The European Civil Liberties Network concluded the security approach to social and economic conflict is a choice. Social tensions are usually the result of specific social and economic injustices, inadequate welfare in the form of limited access to fundamental services such as education, health and consequently employment. Tackling poverty and injustice at a local level would undoubtedly produce better results for society. The choice to tackle these problems with armed force, data collection, preventative policing and surveillance, mostly serves the interest of powerful weapon manufacturing companies, certainly not the people.
Current regulation is grossly inadequate but the technology is so fast, it is near impossible for regulators to keep up. Although we already live in an advanced surveillance society, measures could be taken to protect people and make the way data is handled more ethical. There are various individual counter measures or laws such as the Data Protection Act 1998 available, but similar to most of the discussion surrounding surveillance, fail to consider the broader social implications for disadvantaged people.
Legislation could be brought in at the top, where research and development takes place,
ensuring companies carry out a Privacy Impact Assessment (PIA). A type of risk assessment, that would identify various risks to privacy, life-chances, discrimination, equality and so on. Effective PIA legislation could be a tool for opening up new technology to in-depth scrutiny and debate by the organisation(s) involved, potentially leading to gains in transparency concerning key issues and making it possible for regulators to be successful in their duties. A feasibility study to PIA was conducted by the Scottish Government on their planned information system for social care but there was opposition to developing such measures in public organisations. This is unfortunate in terms of equality. There are various models of PIA but most revolve around fundamental issues of protecting privacy. Unfortunately, there are many obstacles such as the initial financial costs and a box ticking culture for compliance. Alternatively, privacy and human rights do not have to be seen as obstacles to effective surveillance. An effective PIA system could create public trust in surveillance and information sharing.

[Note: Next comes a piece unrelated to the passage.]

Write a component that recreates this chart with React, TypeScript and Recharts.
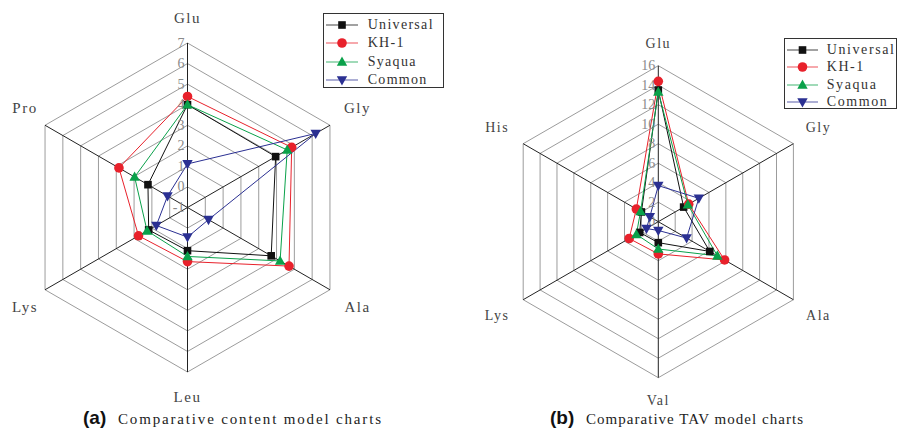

Considering social effects would be massive shift in the current debate but the object of surveillance should also be questioned. Does it serve broad community interests or the goals of the data collector? When the cost is in the millions, such as the planned introduction of drones, what are the consequences of not implementing new state of the art technology? Are they being introduced out of necessity or mundanely, out of feasibility and desirability? The T-mobile scam mentioned earlier and the abuses by Scottish Councils of RIPA laws are symptoms of an unregulated, advanced surveillance society. Broad Privacy Impact Assessment legislation considering the social effects of new technologies could educate organisations on the consequences of not acting ethically and probably serve community and security interests more effectively.